Dirección: Marta Torres

El equívoco y los enredos son viejos recursos cómicos que perduran con una caricaturesca imagen y el ridículo proceder de unos tipos y caracteres. El grado de interés depende de si solo se busca la risa fácil, con los procedimientos de la farsa visual, o si hay algo más que una baja comedia. Es decir, una visión crítica de la conducta humana y la burla de los convencionalismos. El agrado de las formas creadoras e interpretativas es también de vital importancia. Ser convincente en conjunto, aunque la verosimilitud total no sea obligada.

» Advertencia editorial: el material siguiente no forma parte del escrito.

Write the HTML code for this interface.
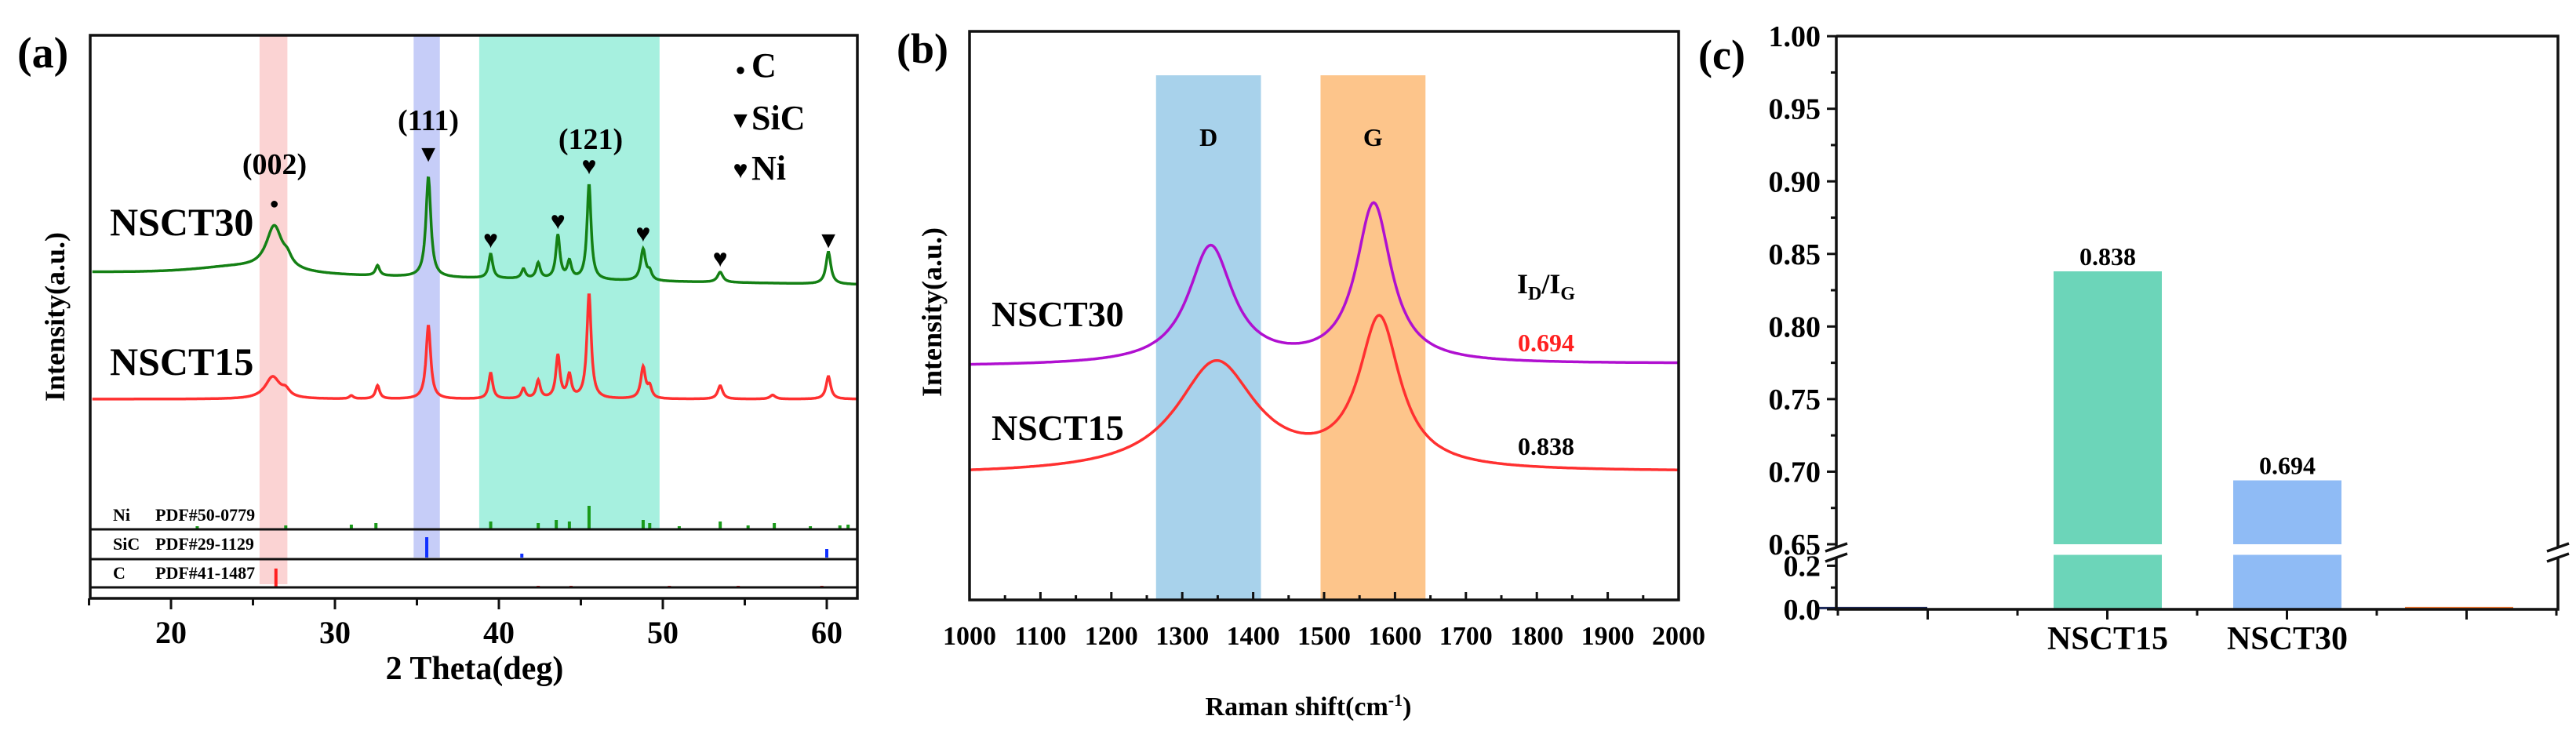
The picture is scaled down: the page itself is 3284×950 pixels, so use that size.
<!DOCTYPE html>
<html><head><meta charset="utf-8"><style>
html,body{margin:0;padding:0;background:#fff;}
svg{display:block;}
svg text{font-family:"Liberation Serif","DejaVu Serif",serif;font-weight:bold;}
</style></head><body>
<svg id="fig" width="3284" height="950" viewBox="0 0 3284 950" xmlns="http://www.w3.org/2000/svg" font-family="Liberation Serif, serif" font-weight="bold">
<g id="pa"></g>
<g id="pb"></g>
<g id="pc"></g>
</svg>
<script>
// ---------- Panel (a) XRD data ----------
const xrdTicks = [20, 30, 40, 50, 60];
const xrdBands = [[25.4, 27.1, '#fbd3d3', 745], [34.8, 36.4, '#c6cdf8', 711], [38.8, 49.8, '#a6f0df', 675]];
const n30Pos = [24.0, 26.3, 27.1, 32.6, 35.7, 39.5, 41.5, 42.4, 43.6, 44.3, 45.5, 48.8, 49.2, 53.5, 60.1];
const n30Amp = [10, 56, 10, 13, 128, 31, 12, 20, 56, 22, 122, 40, 10, 13, 41];
const n30Wid = [3.5, 0.6, 0.3, 0.15, 0.18, 0.15, 0.15, 0.15, 0.15, 0.15, 0.15, 0.18, 0.15, 0.2, 0.18];
const n30Base = [415, 400];
const n15Pos = [26.2, 27.0, 31.0, 32.6, 35.7, 39.5, 41.5, 42.4, 43.6, 44.3, 45.5, 48.8, 49.2, 53.5, 56.7, 60.1];
const n15Amp = [28, 8, 4, 17, 94, 33, 13, 23, 55, 29, 134, 40, 14, 17, 5, 29];
const n15Wid = [0.55, 0.3, 0.15, 0.15, 0.17, 0.15, 0.15, 0.15, 0.15, 0.15, 0.16, 0.17, 0.15, 0.18, 0.2, 0.17];
const n15Base = [254, 254];
const niRef = [[21.6,4],[27,5],[31,6],[32.5,8],[39.5,10],[42.4,8],[43.5,12],[44.3,10],[45.5,30],[48.8,12],[49.2,8],[51,4],[53.5,10],[55.2,5],[56.8,8],[59,4],[60.8,5],[61.3,6]];
const sicRef = [[35.6,26],[41.4,5],[60,11]];
const cRef = [[26.4,24],[42.4,2],[44.4,2],[50.4,2],[54.6,2],[59.7,2]];

// ---------- Panel (b) Raman data ----------
const ramanTicks = [1000,1100,1200,1300,1400,1500,1600,1700,1800,1900,2000];
const ramanBands = [[1263,1411,'#a8d2eb','D'],[1495,1643,'#fdc58b','G']];
const p30Centers = [1340, 1570];
const p30Heights = [150, 203];
const p30Gammas = [38, 30];
const p30Base = [298, 301];
const p15Centers = [1348, 1578];
const p15Heights = [140, 190];
const p15Gammas = [68, 35];
const p15Base = [160, 163];

// ---------- Panel (c) bar data ----------
const barCats = ['', 'NSCT15', 'NSCT30', ''];
const barVals = [0.004, 0.838, 0.694, 0.004];
const barLabels = ['', '0.838', '0.694', ''];
const barColors = ['#1d2a5a', '#6cd5b9', '#8fbbf5', '#f07830'];
const upperTicks = [1.00, 0.95, 0.90, 0.85, 0.80, 0.75, 0.70, 0.65];
const lowerTicks = [0.0, 0.2];

const NS = 'http://www.w3.org/2000/svg';
function mk(parent, tag, attrs, text){
  const e = document.createElementNS(NS, tag);
  for (const k in attrs) e.setAttribute(k, attrs[k]);
  if (tag === 'text') { e.setAttribute('font-family', 'Liberation Serif, serif'); e.setAttribute('font-weight', 'bold'); }
  if (text !== undefined) e.textContent = text;
  parent.appendChild(e);
  return e;
}

// ===== Panel (a) =====
(function(){
  const g = document.getElementById('pa');
  const L=115, R=1093, T=45, B=763;
  const xa = d => 113.5 + (d - 15) * 20.9;
  const ya = v => B - v;
  xrdBands.forEach(b => {
    const r = mk(g,'rect',{x:xa(b[0]),y:T,width:xa(b[1])-xa(b[0]),height:b[3]-T,fill:b[2]});
    
    
  });
  function curve(pos, amp, wid, base, color, name){
    let d='';
    for (let x=15.2; x<=61.85; x+=0.04){
      let v = base[0] + (base[1]-base[0])*(x-15)/47;
      for (let i=0;i<pos.length;i++){ const t=(x-pos[i])/wid[i]; v += amp[i]/(1+t*t); }
      d += (d?'L':'M') + xa(x).toFixed(1) + ',' + ya(v).toFixed(1);
    }
    const p = mk(g,'path',{d:d,fill:'none',stroke:color,'stroke-width':3.5});
    
    
  }
  curve(n30Pos,n30Amp,n30Wid,n30Base,'#148014','nsct30-xrd-line');
  curve(n15Pos,n15Amp,n15Wid,n15Base,'#ff3030','nsct15-xrd-line');
  function sticks(arr, bottom, color, name){
    arr.forEach(s => {
      const r = mk(g,'rect',{x:xa(s[0])-2,y:bottom-s[1],width:4,height:s[1],fill:color});
      
      
    });
  }
  sticks(niRef, 675, '#1a9a1a', 'ni-reference-stick');
  sticks(sicRef, 711, '#1030ff', 'sic-reference-stick');
  sticks(cRef, 749, '#ff2020', 'c-reference-stick');
  [675,713,749].forEach(y=>{ const l=mk(g,'line',{x1:L,x2:R,y1:y,y2:y,stroke:'#111','stroke-width':3});  });
  const fr = mk(g,'rect',{x:L,y:T,width:R-L,height:B-T,fill:'none',stroke:'#111','stroke-width':3.5});
   
  for (let d=15; d<=60; d+=5){
    const major = xrdTicks.includes(d);
    const t = mk(g,'line',{x1:xa(d),x2:xa(d),y1:B,y2:B+(major?14:9),stroke:'#111','stroke-width':3});
     
  }
  xrdTicks.forEach(d=>{ const t=mk(g,'text',{x:xa(d),y:820,'font-size':40,'text-anchor':'middle'},String(d));  });
  const xt = mk(g,'text',{x:605,y:866,'font-size':42,'text-anchor':'middle'},'2 Theta(deg)');
   
  const yt = mk(g,'text',{x:0,y:0,'font-size':36,'text-anchor':'middle',transform:'translate(82,404) rotate(-90)'},'Intensity(a.u.)');
   
  const lab = mk(g,'text',{x:22,y:86,'font-size':56},'(a)');
   
  [['NSCT30',300],['NSCT15',478]].forEach(s=>{const t=mk(g,'text',{x:140,y:s[1],'font-size':50},s[0]);  });
  [['(002)',350,222],['(111)',546,166],['(121)',753,190]].forEach(s=>{const t=mk(g,'text',{x:s[1],y:s[2],'font-size':38,'text-anchor':'middle'},s[0]);  });
  const marks = [['●',26.3,266,20],['▼',35.7,206,30],['♥',45.5,222,32],['♥',39.5,316,32],['♥',43.6,292,32],['♥',48.8,308,32],['♥',53.5,340,32],['▼',60.1,316,30]];
  marks.forEach(m=>{const t=mk(g,'text',{x:xa(m[1]),y:m[2],'font-size':m[3],'text-anchor':'middle'},m[0]);  });
  [['●',' C',96,22],['▼',' SiC',163,30],['♥',' Ni',227,32]].forEach(s=>{
    const t=mk(g,'text',{x:944,y:s[2],'font-size':s[3],'text-anchor':'middle'},s[0]);  
    const u=mk(g,'text',{x:958,y:s[2]+2,'font-size':44},s[1]);  
  });
  [['Ni','PDF#50-0779',664],['SiC','PDF#29-1129',701],['C','PDF#41-1487',738]].forEach(s=>{
    const a=mk(g,'text',{x:144,y:s[2],'font-size':22},s[0]);  
    const b=mk(g,'text',{x:198,y:s[2],'font-size':22},s[1]);  
  });
})();

// ===== Panel (b) =====
(function(){
  const g = document.getElementById('pb');
  const L=1236, R=2140, T=40, B=765;
  const xr = w => L + (w-1000)*0.904;
  const yr = v => B - v;
  ramanBands.forEach(b=>{
    const r=mk(g,'rect',{x:xr(b[0]),y:96,width:xr(b[1])-xr(b[0]),height:B-96,fill:b[2]});
     
    const t=mk(g,'text',{x:(xr(b[0])+xr(b[1]))/2,y:186,'font-size':32,'text-anchor':'middle'},b[3]);
     
  });
  function curve(c,h,gm,base,color,name){
    let d='';
    for (let w=1000; w<=2000; w+=2){
      let v = base[0]+(base[1]-base[0])*(w-1000)/1000;
      for (let i=0;i<c.length;i++){const t=(w-c[i])/gm[i]; v+=h[i]/(1+t*t);}
      d += (d?'L':'M')+xr(w).toFixed(1)+','+yr(v).toFixed(1);
    }
    const p=mk(g,'path',{d:d,fill:'none',stroke:color,'stroke-width':3.5});
     
  }
  curve(p30Centers,p30Heights,p30Gammas,p30Base,'#b010d0','nsct30-raman-line');
  curve(p15Centers,p15Heights,p15Gammas,p15Base,'#ff3030','nsct15-raman-line');
  const fr=mk(g,'rect',{x:L,y:T,width:R-L,height:B-T,fill:'none',stroke:'#111','stroke-width':3.5});
   
  for (let w=1000; w<=2000; w+=50){
    const major = w%100===0;
    const t=mk(g,'line',{x1:xr(w),x2:xr(w),y1:B,y2:B-(major?10:6),stroke:'#111','stroke-width':3});
     
  }
  ramanTicks.forEach(w=>{const t=mk(g,'text',{x:xr(w),y:822,'font-size':34,'text-anchor':'middle'},String(w));  });
  const xt=mk(g,'text',{x:1668,y:912,'font-size':34,'text-anchor':'middle'});
   
  xt.appendChild(document.createTextNode('Raman shift(cm'));
  const sup=mk(xt,'tspan',{'font-size':22,dy:-12},'-1');  
  mk(xt,'tspan',{dy:12},')');
  const yt=mk(g,'text',{x:0,y:0,'font-size':36,'text-anchor':'middle',transform:'translate(1200,398) rotate(-90)'},'Intensity(a.u.)');
   
  const lab=mk(g,'text',{x:1143,y:80,'font-size':54},'(b)');
   
  [['NSCT30',416],['NSCT15',561]].forEach(s=>{const t=mk(g,'text',{x:1264,y:s[1],'font-size':46},s[0]);  });
  const ig=mk(g,'text',{x:1934,y:374,'font-size':36});
   
  ig.appendChild(document.createTextNode('I'));
  mk(ig,'tspan',{'font-size':24,dy:8},'D');
  mk(ig,'tspan',{dy:-8},'/I');
  mk(ig,'tspan',{'font-size':24,dy:8},'G');
  const a=mk(g,'text',{x:1935,y:448,'font-size':32,fill:'#ff2020'},'0.694');  
  const b=mk(g,'text',{x:1935,y:580,'font-size':32},'0.838');  
})();

// ===== Panel (c) =====
(function(){
  const g=document.getElementById('pc');
  const L=2341, R=3261, T=46, B=777;
  const yb = v => v>=0.65 ? 694-(v-0.65)*1851 : B - v*278;
  const xc = i => 2458 + i*229;
  const bw = 138;
  barVals.forEach((v,i)=>{
    if (v >= 0.65){
      const lo=mk(g,'rect',{x:xc(i)-bw/2,y:yb(0.25),width:bw,height:B-yb(0.25),fill:barColors[i]});
       
      const up=mk(g,'rect',{x:xc(i)-bw/2,y:yb(v),width:bw,height:yb(0.65)-yb(v),fill:barColors[i]});
       
      const t=mk(g,'text',{x:xc(i),y:yb(v)-8,'font-size':32,'text-anchor':'middle'},barLabels[i]);
       
    } else {
      const r=mk(g,'rect',{x:xc(i)-bw/2+(i===0?-70:-10),y:yb(v)-2,width:bw,height:3,fill:barColors[i]});
       
    }
    if (barCats[i]){const t=mk(g,'text',{x:xc(i),y:828,'font-size':42,'text-anchor':'middle'},barCats[i]);  }
  });
  const ax=mk(g,'path',{d:`M${L},${T}L${R},${T}L${R},699M${R},710L${R},${B}L${L},${B}L${L},710M${L},699L${L},${T}`,fill:'none',stroke:'#111','stroke-width':3.5});
   
  [L,R].forEach(x=>{
    const br=mk(g,'path',{d:`M${x-14},${703}L${x+14},${693}M${x-14},${716}L${x+14},${706}`,stroke:'#111','stroke-width':3.5,fill:'none'});
     
  });
  for (let v=0.65; v<=1.0001; v+=0.025){
    const major = Math.abs(v*20-Math.round(v*20))<1e-6;
    const t=mk(g,'line',{x1:L-(major?12:7),x2:L,y1:yb(v),y2:yb(v),stroke:'#111','stroke-width':3});
     
  }
  [0,0.1,0.2].forEach(v=>{const t=mk(g,'line',{x1:L-(v===0.1?7:12),x2:L,y1:yb(v),y2:yb(v),stroke:'#111','stroke-width':3});  });
  upperTicks.forEach(v=>{const t=mk(g,'text',{x:L-20,y:yb(v)+13,'font-size':38,'text-anchor':'end'},v.toFixed(2));  });
  lowerTicks.forEach(v=>{const t=mk(g,'text',{x:L-20,y:yb(v)+13,'font-size':38,'text-anchor':'end'},v.toFixed(1));  });
  for (let i=0;i<=8;i++){
    const x=2343+i*114.5;
    const t=mk(g,'line',{x1:x,x2:x,y1:B,y2:B+(i%2?13:8),stroke:'#111','stroke-width':3});
     
  }
  const lab=mk(g,'text',{x:2165,y:88,'font-size':54},'(c)');
   
})();
</script>
</body></html>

Viene esto a propósito de «Mercado de amores», vista en el 6º Festival Internacional de Teatro Clásico de Alicante. Plauto pretendía divertir con sus efectos en cada escena, y eso procura Eduardo Galán al resumir y fusionar tres piezas del comediógrafo latino: «El mercader», «Cásina» y «La comedia de los asnos». Todo ello para contar la historia del mercader más rico de Roma. Un especulador inmobiliario. Pero no van por ahí los pasajes.

El lujurioso Pánfilo busca satisfacer sus deseos. Personaje que interpreta Pablo Carbonell siguiendo las indicaciones de la directora Marta Torres e intentando ser él mismo siempre que puede. Va detrás del esclavo de su hija, vestido de muchacha para que el padre no sospeche el enamoramiento de la joven. El lacayo familiar, que no deja de estar ebrio, también lo intenta y la serie de follones avanza. Respectivamente, David Villanueva, Ania Hernández y José Saiz. El senador corrupto es Javier Ortiz, y su hija, Leyre Juan.

El típico uso del disfraz y las confusiones alimentan los secretos de este infantilismo con picardías obsoletas e irrisorias situaciones en las que solo salen a flote la profesionalidad y el esbozo de la mujer que quiere tomar las riendas de su rumbo. Pero eso no salva los muebles de un teatro que no sirve hoy ni para entretener, salvo al espectador poco exigente, que en su derecho está. Los actores, en esa red atrapados, solo pueden dejarse conducir por una broma notablemente pánfila. En fin, «nadie es perfecto».